Short problem >>
Repeat, exactly and completely, the material that follows. Omit the pictures.

Source material >>
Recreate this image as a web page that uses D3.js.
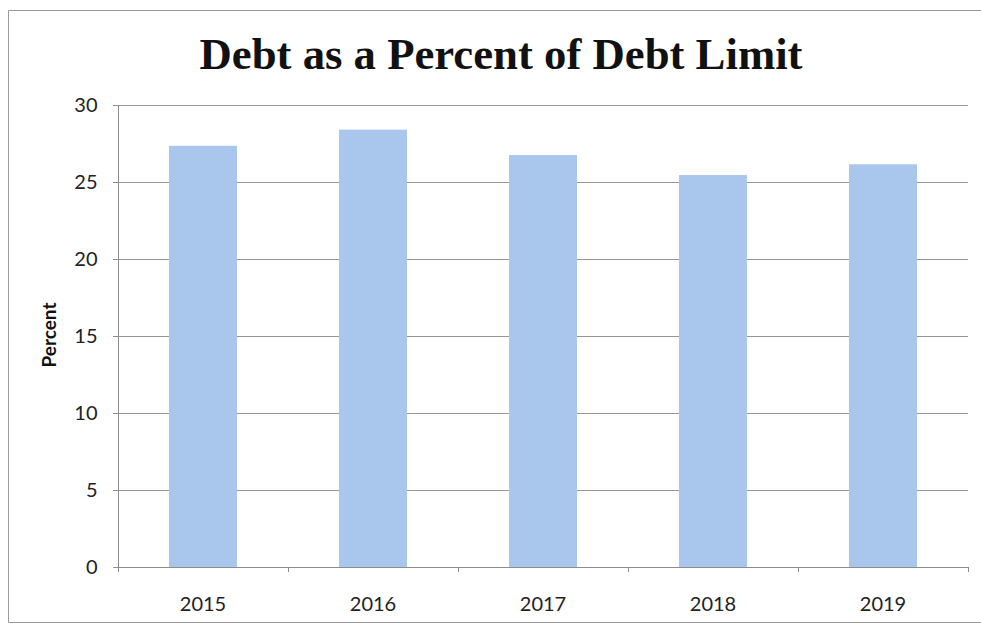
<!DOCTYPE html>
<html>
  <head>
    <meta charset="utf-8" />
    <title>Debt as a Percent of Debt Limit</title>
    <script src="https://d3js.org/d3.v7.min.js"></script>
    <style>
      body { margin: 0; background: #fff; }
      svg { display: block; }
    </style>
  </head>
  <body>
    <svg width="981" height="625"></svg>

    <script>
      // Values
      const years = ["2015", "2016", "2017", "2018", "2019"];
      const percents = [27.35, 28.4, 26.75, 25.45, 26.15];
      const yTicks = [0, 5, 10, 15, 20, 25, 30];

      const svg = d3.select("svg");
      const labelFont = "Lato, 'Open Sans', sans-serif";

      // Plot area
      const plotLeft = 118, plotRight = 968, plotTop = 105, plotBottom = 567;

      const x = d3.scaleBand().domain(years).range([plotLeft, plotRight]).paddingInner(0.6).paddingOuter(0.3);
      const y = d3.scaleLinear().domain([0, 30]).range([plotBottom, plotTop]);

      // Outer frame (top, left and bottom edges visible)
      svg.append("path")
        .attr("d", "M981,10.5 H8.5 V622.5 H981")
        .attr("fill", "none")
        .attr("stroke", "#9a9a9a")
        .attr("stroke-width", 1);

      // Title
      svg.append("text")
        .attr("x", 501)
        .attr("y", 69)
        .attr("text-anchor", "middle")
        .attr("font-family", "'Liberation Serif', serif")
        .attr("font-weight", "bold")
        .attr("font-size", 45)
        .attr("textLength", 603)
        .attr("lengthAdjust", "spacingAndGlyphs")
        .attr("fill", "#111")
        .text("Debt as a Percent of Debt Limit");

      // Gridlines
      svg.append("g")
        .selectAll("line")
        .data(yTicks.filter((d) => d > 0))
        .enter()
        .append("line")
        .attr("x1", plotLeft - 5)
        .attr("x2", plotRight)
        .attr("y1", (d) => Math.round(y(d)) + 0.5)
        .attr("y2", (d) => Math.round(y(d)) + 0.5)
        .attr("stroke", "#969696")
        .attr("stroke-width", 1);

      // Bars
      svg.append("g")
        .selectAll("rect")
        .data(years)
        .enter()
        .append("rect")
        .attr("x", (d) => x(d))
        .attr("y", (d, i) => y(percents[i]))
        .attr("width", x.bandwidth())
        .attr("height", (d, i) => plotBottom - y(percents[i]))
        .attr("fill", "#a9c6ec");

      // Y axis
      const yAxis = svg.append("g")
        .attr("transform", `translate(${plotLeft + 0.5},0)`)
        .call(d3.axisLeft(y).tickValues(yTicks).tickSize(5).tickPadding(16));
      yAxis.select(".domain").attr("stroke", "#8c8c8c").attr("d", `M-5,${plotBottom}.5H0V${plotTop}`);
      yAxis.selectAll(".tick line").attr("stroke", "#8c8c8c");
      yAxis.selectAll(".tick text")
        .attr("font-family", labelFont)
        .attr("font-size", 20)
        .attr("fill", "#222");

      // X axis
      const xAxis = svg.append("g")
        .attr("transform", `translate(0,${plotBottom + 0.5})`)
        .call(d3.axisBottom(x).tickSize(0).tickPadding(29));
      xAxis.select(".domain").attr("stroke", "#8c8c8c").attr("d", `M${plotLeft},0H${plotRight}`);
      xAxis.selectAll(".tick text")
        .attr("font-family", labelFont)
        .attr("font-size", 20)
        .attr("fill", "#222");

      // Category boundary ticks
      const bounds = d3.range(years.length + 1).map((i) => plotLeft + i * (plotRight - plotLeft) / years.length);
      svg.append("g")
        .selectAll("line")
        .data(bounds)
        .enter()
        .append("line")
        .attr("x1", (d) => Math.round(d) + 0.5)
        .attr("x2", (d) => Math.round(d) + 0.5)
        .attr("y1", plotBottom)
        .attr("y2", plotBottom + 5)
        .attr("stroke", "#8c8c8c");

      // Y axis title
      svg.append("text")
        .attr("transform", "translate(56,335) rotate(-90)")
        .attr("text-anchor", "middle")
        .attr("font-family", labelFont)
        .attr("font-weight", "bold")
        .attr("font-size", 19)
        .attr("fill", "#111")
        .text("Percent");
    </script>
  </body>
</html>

Finished task >>
Recreate this image as a web page that uses D3.js.
<!DOCTYPE html>
<html>
  <head>
    <meta charset="utf-8" />
    <title>Debt as a Percent of Debt Limit</title>
    <script src="https://d3js.org/d3.v7.min.js"></script>
    <style>
      body { margin: 0; background: #fff; }
      svg { display: block; }
    </style>
  </head>
  <body>
    <svg width="981" height="625"></svg>

    <script>
      // Values
      const years = ["2015", "2016", "2017", "2018", "2019"];
      const percents = [27.35, 28.4, 26.75, 25.45, 26.15];
      const yTicks = [0, 5, 10, 15, 20, 25, 30];

      const svg = d3.select("svg");
      const labelFont = "Lato, 'Open Sans', sans-serif";

      // Plot area
      const plotLeft = 118, plotRight = 968, plotTop = 105, plotBottom = 567;

      const x = d3.scaleBand().domain(years).range([plotLeft, plotRight]).paddingInner(0.6).paddingOuter(0.3);
      const y = d3.scaleLinear().domain([0, 30]).range([plotBottom, plotTop]);

      // Outer frame (top, left and bottom edges visible)
      svg.append("path")
        .attr("d", "M981,10.5 H8.5 V622.5 H981")
        .attr("fill", "none")
        .attr("stroke", "#9a9a9a")
        .attr("stroke-width", 1);

      // Title
      svg.append("text")
        .attr("x", 501)
        .attr("y", 69)
        .attr("text-anchor", "middle")
        .attr("font-family", "'Liberation Serif', serif")
        .attr("font-weight", "bold")
        .attr("font-size", 45)
        .attr("textLength", 603)
        .attr("lengthAdjust", "spacingAndGlyphs")
        .attr("fill", "#111")
        .text("Debt as a Percent of Debt Limit");

      // Gridlines
      svg.append("g")
        .selectAll("line")
        .data(yTicks.filter((d) => d > 0))
        .enter()
        .append("line")
        .attr("x1", plotLeft - 5)
        .attr("x2", plotRight)
        .attr("y1", (d) => Math.round(y(d)) + 0.5)
        .attr("y2", (d) => Math.round(y(d)) + 0.5)
        .attr("stroke", "#969696")
        .attr("stroke-width", 1);

      // Bars
      svg.append("g")
        .selectAll("rect")
        .data(years)
        .enter()
        .append("rect")
        .attr("x", (d) => x(d))
        .attr("y", (d, i) => y(percents[i]))
        .attr("width", x.bandwidth())
        .attr("height", (d, i) => plotBottom - y(percents[i]))
        .attr("fill", "#a9c6ec");

      // Y axis
      const yAxis = svg.append("g")
        .attr("transform", `translate(${plotLeft + 0.5},0)`)
        .call(d3.axisLeft(y).tickValues(yTicks).tickSize(5).tickPadding(16));
      yAxis.select(".domain").attr("stroke", "#8c8c8c").attr("d", `M-5,${plotBottom}.5H0V${plotTop}`);
      yAxis.selectAll(".tick line").attr("stroke", "#8c8c8c");
      yAxis.selectAll(".tick text")
        .attr("font-family", labelFont)
        .attr("font-size", 20)
        .attr("fill", "#222");

      // X axis
      const xAxis = svg.append("g")
        .attr("transform", `translate(0,${plotBottom + 0.5})`)
        .call(d3.axisBottom(x).tickSize(0).tickPadding(29));
      xAxis.select(".domain").attr("stroke", "#8c8c8c").attr("d", `M${plotLeft},0H${plotRight}`);
      xAxis.selectAll(".tick text")
        .attr("font-family", labelFont)
        .attr("font-size", 20)
        .attr("fill", "#222");

      // Category boundary ticks
      const bounds = d3.range(years.length + 1).map((i) => plotLeft + i * (plotRight - plotLeft) / years.length);
      svg.append("g")
        .selectAll("line")
        .data(bounds)
        .enter()
        .append("line")
        .attr("x1", (d) => Math.round(d) + 0.5)
        .attr("x2", (d) => Math.round(d) + 0.5)
        .attr("y1", plotBottom)
        .attr("y2", plotBottom + 5)
        .attr("stroke", "#8c8c8c");

      // Y axis title
      svg.append("text")
        .attr("transform", "translate(56,335) rotate(-90)")
        .attr("text-anchor", "middle")
        .attr("font-family", labelFont)
        .attr("font-weight", "bold")
        .attr("font-size", 19)
        .attr("fill", "#111")
        .text("Percent");
    </script>
  </body>
</html>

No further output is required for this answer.